“You totally scare the shit out of me,” Mr. Etiquette said tonight, grabbing my hand as we walked under the light of the almost full moon. “And that’s a really good thing.”
“It is a good thing,” I agreed as we made our way along the curving stone pathway leading to the abandoned pavilion. “Unless it scares you so much that you run to the hills.”
“Which is a possibility,” Mr. Etiquette conceded.
I tried to swallow the fear in my throat. “I know.” I squeezed his hand. “I know what I signed up for.”
I know I am seeing a man still cautious as old wounds are only beginning to scar over. A man who finds it hard to trust that the good things in his life will not just disappear. A man who wonders how he was so lucky to find me, a woman who fits him perfectly in so many of the most important ways. This naturally petrifies him because it’s too soon.
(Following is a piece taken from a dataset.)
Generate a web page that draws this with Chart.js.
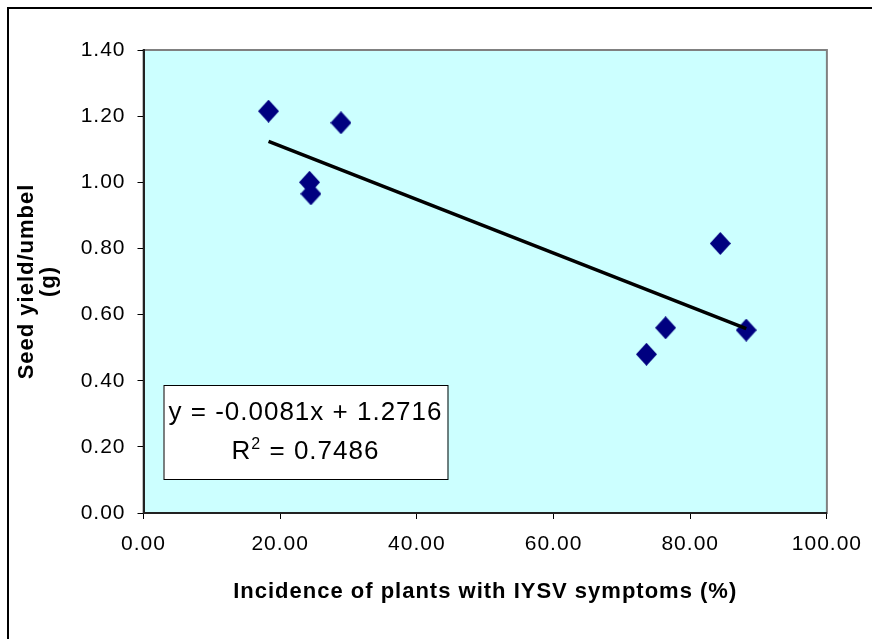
<!DOCTYPE html>
<html>
<head>
<meta charset="utf-8">
<script src="https://cdn.jsdelivr.net/npm/chart.js@4/dist/chart.umd.min.js"></script>
<style>
  html, body { margin: 0; padding: 0; background: #fff; }
  #wrap { width: 872px; height: 639px; position: relative; }
</style>
</head>
<body>
<div id="wrap"><canvas id="seedChart"></canvas></div>
<script>
// values
const incidence = [18.3, 24.3, 24.5, 28.9, 73.6, 76.4, 84.4, 88.2];
const seedYield = [1.215, 1.00, 0.965, 1.18, 0.48, 0.56, 0.815, 0.553];

// trendline as printed on the chart
const slope = -0.0081;
const intercept = 1.2716;
const rSquared = "0.7486";

const xTitle = "Incidence of plants with IYSV symptoms (%)";
const yTitle = ["Seed yield/umbel", "(g)"];

const xMin = Math.min(...incidence);
const xMax = Math.max(...incidence);
const trend = [
    { x: xMin, y: slope * xMin + intercept },
    { x: xMax, y: slope * xMax + intercept }
];

// excel style diamond marker, a bit taller than wide
const makeDiamond = () => {
    const c = document.createElement("canvas");
    c.width = 21;
    c.height = 23;
    const g = c.getContext("2d");
    g.fillStyle = "#000080";
    g.beginPath();
    g.moveTo(10.5, 0);
    g.lineTo(21, 11.5);
    g.lineTo(10.5, 23);
    g.lineTo(0, 11.5);
    g.closePath();
    g.fill();
    return c;
};

const FONT = "'Liberation Sans', Arial, sans-serif";

// background, plot frame and outer frame
const framePlugin = {
    id: "frame",
    beforeDraw(chart) {
        const { ctx, chartArea: a } = chart;
        ctx.save();
        ctx.fillStyle = "#ffffff";
        ctx.fillRect(0, 0, chart.width, chart.height);
        ctx.strokeStyle = "#000000";
        ctx.lineWidth = 2;
        ctx.beginPath();
        ctx.moveTo(8, chart.height + 5);
        ctx.lineTo(8, 8);
        ctx.lineTo(chart.width + 5, 8);
        ctx.stroke();
        ctx.fillStyle = "#ccffff";
        ctx.fillRect(a.left, a.top, a.right - a.left, a.bottom - a.top);
        ctx.strokeStyle = "#808080";
        ctx.lineWidth = 2;
        ctx.strokeRect(a.left, a.top, a.right - a.left, a.bottom - a.top);
        ctx.restore();
        // the original text is set a little wide
        ctx.letterSpacing = "1px";
    }
};

// equation label box
const equationPlugin = {
    id: "equation",
    afterDatasetsDraw(chart) {
        const { ctx, chartArea: a } = chart;
        const bx = a.left + 20, by = a.top + 335, bw = 284, bh = 94;
        ctx.save();
        ctx.fillStyle = "#ffffff";
        ctx.fillRect(bx, by, bw, bh);
        ctx.strokeStyle = "#000000";
        ctx.lineWidth = 1;
        ctx.strokeRect(bx + 0.5, by + 0.5, bw, bh);

        ctx.fillStyle = "#000000";
        ctx.textBaseline = "alphabetic";
        ctx.font = "26px " + FONT;
        const line1 = "y = " + slope.toFixed(4) + "x + " + intercept.toFixed(4);
        ctx.textAlign = "center";
        ctx.fillText(line1, bx + bw / 2, by + 35);

        // R² line with raised 2
        const partA = "R", partB = "2", partC = " = " + rSquared;
        ctx.font = "26px " + FONT;
        const wA = ctx.measureText(partA).width;
        const wC = ctx.measureText(partC).width;
        ctx.font = "16px " + FONT;
        const wB = ctx.measureText(partB).width;
        let x = bx + bw / 2 - (wA + wB + wC) / 2;
        const base = by + 74;
        ctx.textAlign = "left";
        ctx.font = "26px " + FONT;
        ctx.fillText(partA, x, base);
        x += wA;
        ctx.font = "16px " + FONT;
        ctx.fillText(partB, x, base - 10);
        x += wB;
        ctx.font = "26px " + FONT;
        ctx.fillText(partC, x, base);
        ctx.restore();
    }
};

const chart = new Chart(document.getElementById("seedChart"), {
    type: "scatter",
    data: {
        datasets: [
            {
                label: "Seed yield",
                data: incidence.map((v, i) => ({ x: v, y: seedYield[i] })),
                pointStyle: makeDiamond(),
                pointRadius: 10,
                pointHoverRadius: 10,
                backgroundColor: "#000080",
                borderColor: "#000080",
                order: 2
            },
            {
                type: "line",
                label: "Linear trend",
                data: trend,
                borderColor: "#000000",
                borderWidth: 3.5,
                pointRadius: 0,
                fill: false,
                order: 1
            }
        ]
    },
    options: {
        responsive: true,
        maintainAspectRatio: false,
        animation: false,
        layout: { padding: { top: 50, right: 41, left: 0, bottom: 0 } },
        plugins: {
            legend: { display: false },
            tooltip: { enabled: false }
        },
        scales: {
            x: {
                type: "linear",
                min: 0,
                max: 100,
                afterFit: (s) => { s.height = 126; },
                ticks: {
                    stepSize: 20,
                    padding: 13,
                    color: "#000000",
                    font: { family: FONT, size: 21 },
                    callback: (v) => Number(v).toFixed(2)
                },
                grid: { drawOnChartArea: false, drawTicks: true, tickLength: 6, color: "#000000" },
                border: { display: true, color: "#222222", width: 2 },
                title: {
                    display: true,
                    text: xTitle,
                    color: "#000000",
                    font: { family: FONT, size: 22, weight: "bold" },
                    padding: { top: 0, bottom: 34 }
                }
            },
            y: {
                min: 0,
                max: 1.4,
                afterFit: (s) => { s.width = 143.5; },
                ticks: {
                    stepSize: 0.2,
                    padding: 12,
                    color: "#000000",
                    font: { family: FONT, size: 21 },
                    callback: (v) => Number(v).toFixed(2)
                },
                grid: { drawOnChartArea: false, drawTicks: true, tickLength: 6, color: "#000000" },
                border: { display: true, color: "#222222", width: 2 },
                title: {
                    display: true,
                    text: yTitle,
                    color: "#000000",
                    font: { family: FONT, size: 22, weight: "bold", lineHeight: 1.0 },
                    padding: { top: 16, bottom: 0 }
                }
            }
        }
    },
    plugins: [framePlugin, equationPlugin]
});
</script>
</body>
</html>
For many reasons, he is a man living in fear, and I respect and understand this about him.`
Lightning flashed against the clouds. In the South, we always called this colorful display following a day of unbearable humidity, “heat lightning.” There was definitely still heat in the air later as my still moist, bare legs brushed together under my flimsy skirt.
“You might just have to meet the kids when they come out in August,” Mr. Etiquette said after we had gotten back into the car. He tilted his head toward me, giving me a shy grin.
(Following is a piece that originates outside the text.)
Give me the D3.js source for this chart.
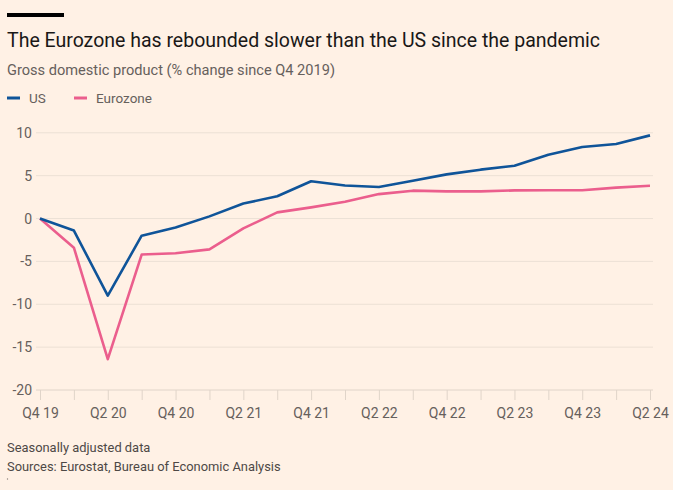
<!DOCTYPE html>
<html><head><meta charset="utf-8">
<script src="https://cdn.jsdelivr.net/npm/d3@7"></script>
<style>
html,body{margin:0;padding:0;background:#FFF1E5;}
svg{display:block;}
text{font-family:"Roboto","Noto Sans",sans-serif;}
</style></head>
<body>
<svg id="c" width="673" height="490"></svg>
<script>
const quarters = ["Q4 19","Q1 20","Q2 20","Q3 20","Q4 20","Q1 21","Q2 21","Q3 21","Q4 21","Q1 22","Q2 22","Q3 22","Q4 22","Q1 23","Q2 23","Q3 23","Q4 23","Q1 24","Q2 24"];
const usValues = [0,-1.4,-9.0,-2.0,-1.05,0.25,1.75,2.6,4.35,3.85,3.68,4.4,5.15,5.7,6.15,7.45,8.35,8.7,9.7];
const ezValues = [0,-3.4,-16.4,-4.2,-4.05,-3.6,-1.15,0.72,1.3,1.95,2.85,3.25,3.17,3.17,3.28,3.3,3.3,3.6,3.83];
const yTicks = [10,5,0,-5,-10,-15,-20];
const xLabels = ["Q4 19","Q2 20","Q4 20","Q2 21","Q4 21","Q2 22","Q4 22","Q2 23","Q4 23","Q2 24"];

const svg = d3.select("#c");
const x = d3.scalePoint().domain(quarters).range([40,650]);
const y = d3.scaleLinear().domain([-20,10]).range([390,132.8]);

// top bar
svg.append("rect").attr("x",7).attr("y",13).attr("width",57).attr("height",4).attr("fill","#000");
svg.append("text").attr("x",7).attr("y",47).attr("font-size",19.5).attr("fill","#1a1817").text("The Eurozone has rebounded slower than the US since the pandemic");
svg.append("text").attr("x",7).attr("y",75).attr("font-size",14.6).attr("fill","#66605c").text("Gross domestic product (% change since Q4 2019)");

// legend
const leg = [{n:"US",c:"#0f5499",x:7},{n:"Eurozone",c:"#eb5e8d",x:74}];
leg.forEach(l=>{
  svg.append("line").attr("x1",l.x).attr("x2",l.x+13).attr("y1",98).attr("y2",98).attr("stroke",l.c).attr("stroke-width",3);
  svg.append("text").attr("x",l.x+22).attr("y",103).attr("font-size",13.5).attr("fill","#66605c").text(l.n);
});

// grid
const g = svg.append("g");
g.selectAll("line.grid").data(yTicks.filter(d=>d!==-20)).join("line")
  .attr("x1",36).attr("x2",653).attr("y1",d=>y(d)).attr("y2",d=>y(d))
  .attr("stroke","#ece0d5").attr("stroke-width",1);
g.append("line").attr("x1",36).attr("x2",653).attr("y1",y(-20)).attr("y2",y(-20)).attr("stroke","#e0d4c9").attr("stroke-width",1);
g.selectAll("text.yl").data(yTicks).join("text")
  .attr("x",32).attr("y",d=>y(d)+5).attr("text-anchor","end").attr("font-size",14).attr("fill","#66605c")
  .text(d=>d);

// x axis
const xa = d3.axisBottom(x).tickSize(10).tickFormat(d=>xLabels.includes(d)?d:"");
const xg = svg.append("g").attr("transform",`translate(0,${y(-20)})`).call(xa);
xg.select(".domain").remove();
xg.selectAll(".tick line").attr("stroke","#e0d4c9");
xg.selectAll(".tick text").attr("font-size",14).attr("fill","#66605c").attr("dy","1.05em")
  .attr("font-family",'"Roboto",sans-serif');

// lines
const line = d3.line().x((d,i)=>x(quarters[i])).y(d=>y(d));
svg.append("path").datum(ezValues).attr("d",line).attr("fill","none").attr("stroke","#eb5e8d").attr("stroke-width",2.6).attr("stroke-linejoin","round");
svg.append("path").datum(usValues).attr("d",line).attr("fill","none").attr("stroke","#0f5499").attr("stroke-width",2.6).attr("stroke-linejoin","round");

// footer
svg.append("text").attr("x",7).attr("y",452).attr("font-size",12.9).attr("fill","#4d4845").text("Seasonally adjusted data");
svg.append("text").attr("x",7).attr("y",471).attr("font-size",12.9).attr("fill","#4d4845").text("Sources: Eurostat, Bureau of Economic Analysis");
svg.append("circle").attr("cx",7.5).attr("cy",479).attr("r",0.7).attr("fill","#8a817b");
</script>
</body></html>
“Uh-oh, I know, scary,” I said, shrugging my shoulders in defeat.
“Last year they met Sarah, and they liked her. They had fun with her,” Mr. E said of the colleague who had previously captured his heart after the divorce but did the disappearing act constantly and would never follow through on her commitments.
“They may not like me then,” I said, twisting the fabric of my skirt in my fingers.
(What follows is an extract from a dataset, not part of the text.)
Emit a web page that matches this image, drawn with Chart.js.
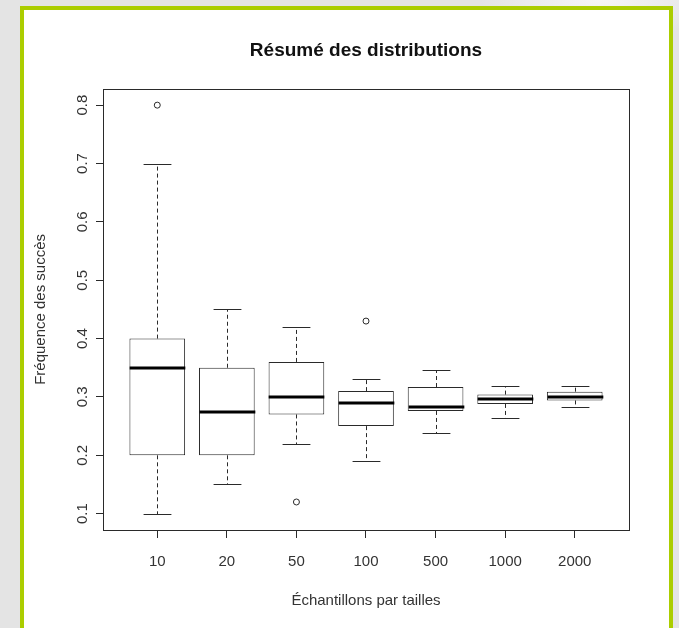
<!DOCTYPE html>
<html lang="fr">
<head>
    <meta charset="UTF-8">
    <title>Résumé des distributions</title>
    <script src="https://cdn.jsdelivr.net/npm/chart.js"></script>
    <style>
        body {
            margin: 0; width: 679px; height: 628px; overflow: hidden;
            background: radial-gradient(ellipse 120px 40px at 600px 0px, #f6f6f6, #e4e4e4);
        }
        .frame {
            position: absolute; left: 20px; top: 6px;
            width: 645px; height: 640px;
            border: 4px solid #abcd00;
            background: #fff;
        }
        .chart-box { position: absolute; left: 0; top: 0; width: 645px; height: 618px; }
    </style>
</head>
<body>
    <div class="frame">
        <div class="chart-box"><canvas id="boxChart"></canvas></div>
    </div>

    <script>
        // data
        const categories = ['10', '20', '50', '100', '500', '1000', '2000'];
        const lowerWhisker = [0.10, 0.15, 0.22, 0.19, 0.238, 0.264, 0.283];
        const q1 = [0.20, 0.20, 0.27, 0.25, 0.276, 0.288, 0.294];
        const medians = [0.35, 0.275, 0.30, 0.29, 0.283, 0.297, 0.300];
        const q3 = [0.40, 0.35, 0.36, 0.31, 0.317, 0.304, 0.309];
        const upperWhisker = [0.70, 0.45, 0.42, 0.33, 0.347, 0.318, 0.319];
        const outliers = [[0.80], [], [0.12], [0.43], [], [], []];
        const yTicks = [0.1, 0.2, 0.3, 0.4, 0.5, 0.6, 0.7, 0.8];

        const ink = '#2a2a2a';
        Chart.defaults.font.family = '"Liberation Sans", Arial, sans-serif';

        const boxData = categories.map((c, i) => ({ x: i + 1, y: [q1[i], q3[i]] }));
        const outlierData = [];
        outliers.forEach((list, i) => list.forEach(v => outlierData.push({ x: i + 1, y: v })));

        // whiskers, medians, frame and rotated y labels (R style)
        const boxplotExtras = {
            id: 'boxplotExtras',
            afterDatasetsDraw(chart) {
                const { ctx, chartArea, scales: { x, y } } = chart;
                const bars = chart.getDatasetMeta(0).data;
                ctx.save();
                ctx.strokeStyle = ink;
                ctx.lineWidth = 1;
                categories.forEach((c, i) => {
                    const cx = Math.round(x.getPixelForValue(i + 1)) + 0.5;
                    const half = bars[i].width / 2;
                    const capHalf = half / 2;
                    const yUp = Math.round(y.getPixelForValue(upperWhisker[i])) + 0.5;
                    const yLo = Math.round(y.getPixelForValue(lowerWhisker[i])) + 0.5;
                    const yQ3 = y.getPixelForValue(q3[i]);
                    const yQ1 = y.getPixelForValue(q1[i]);

                    ctx.setLineDash([4, 3]);
                    ctx.beginPath();
                    ctx.moveTo(cx, yQ3); ctx.lineTo(cx, yUp);
                    ctx.moveTo(cx, yQ1); ctx.lineTo(cx, yLo);
                    ctx.stroke();

                    ctx.setLineDash([]);
                    ctx.beginPath();
                    ctx.moveTo(cx - capHalf, yUp); ctx.lineTo(cx + capHalf, yUp);
                    ctx.moveTo(cx - capHalf, yLo); ctx.lineTo(cx + capHalf, yLo);
                    ctx.stroke();

                    ctx.save();
                    ctx.strokeStyle = '#000';
                    ctx.lineWidth = 3;
                    const ym = Math.round(y.getPixelForValue(medians[i]));
                    ctx.beginPath();
                    ctx.moveTo(cx - half, ym); ctx.lineTo(cx + half, ym);
                    ctx.stroke();
                    ctx.restore();
                });

                // plot frame
                ctx.strokeStyle = ink;
                ctx.strokeRect(Math.round(chartArea.left) + 0.5, Math.round(chartArea.top) + 0.5,
                    Math.round(chartArea.width), Math.round(chartArea.height));

                // y tick labels, rotated like R's las = 0
                ctx.fillStyle = '#333';
                ctx.font = '15px "Liberation Sans", Arial, sans-serif';
                ctx.textAlign = 'center';
                ctx.textBaseline = 'middle';
                yTicks.forEach(v => {
                    ctx.save();
                    ctx.translate(y.left + 59, y.getPixelForValue(v));
                    ctx.rotate(-Math.PI / 2);
                    ctx.fillText(v.toFixed(1), 0, 0);
                    ctx.restore();
                });
                ctx.restore();
            }
        };

        new Chart(document.getElementById('boxChart'), {
            type: 'bar',
            data: {
                datasets: [
                    {
                        data: boxData,
                        backgroundColor: '#fff',
                        borderColor: ink,
                        borderWidth: 1,
                        borderSkipped: false,
                        categoryPercentage: 1,
                        barPercentage: 0.8
                    },
                    {
                        type: 'scatter',
                        data: outlierData,
                        pointRadius: 3,
                        pointStyle: 'circle',
                        backgroundColor: '#fff',
                        borderColor: ink,
                        borderWidth: 1
                    }
                ]
            },
            options: {
                responsive: true,
                maintainAspectRatio: false,
                animation: false,
                layout: { padding: { left: 0, right: 40, top: 0, bottom: 0 } },
                plugins: {
                    legend: { display: false },
                    tooltip: { enabled: false },
                    title: {
                        display: true,
                        fullSize: false,
                        text: 'Résumé des distributions',
                        color: '#111',
                        font: { size: 19, weight: 'bold' },
                        padding: { top: 29, bottom: 27 }
                    }
                },
                scales: {
                    x: {
                        type: 'linear',
                        offset: false,
                        min: 0.22,
                        max: 7.78,
                        afterBuildTicks: s => { s.ticks = categories.map((c, i) => ({ value: i + 1 })); },
                        afterFit: s => { s.height = 98; },
                        ticks: {
                            callback: v => categories[v - 1],
                            color: '#333',
                            font: { size: 15 },
                            padding: 15,
                            maxRotation: 0
                        },
                        grid: { offset: false, drawOnChartArea: false, tickLength: 8, tickColor: ink },
                        border: { display: false },
                        title: {
                            display: true,
                            text: 'Échantillons par tailles',
                            color: '#333',
                            font: { size: 15 },
                            padding: { bottom: 18 }
                        }
                    },
                    y: {
                        min: 0.072,
                        max: 0.828,
                        afterBuildTicks: s => { s.ticks = yTicks.map(v => ({ value: v })); },
                        afterFit: s => { s.width = 79; },
                        ticks: { display: false },
                        grid: { drawOnChartArea: false, tickLength: 7, tickColor: ink },
                        border: { display: false },
                        title: {
                            display: true,
                            text: 'Fréquence des succès',
                            color: '#333',
                            font: { size: 15 },
                            padding: { top: 8 }
                        }
                    }
                }
            },
            plugins: [boxplotExtras]
        });
    </script>
</body>
</html>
“They know she hurts Papa. Or that she hurt me,” he clarified. “I talk to them about things. Maybe I shouldn’t, but even my 10-year-old said, ‘We never can count on if she’s really coming or isn’t she, can we, Papa?’ during their last visit here. They don’t want me to be with someone who hurts me.” Mr. E looked at me with fondness and more confidence than sometimes sweep across his expressive face when he’s pondering big steps. “So they might have to meet you.”
i knew not to say anything. I just smiled. I didn’t want to act too excited or hopeful, though I was feeling both.
“It’s something to think about,” Mr. E said. I nodded.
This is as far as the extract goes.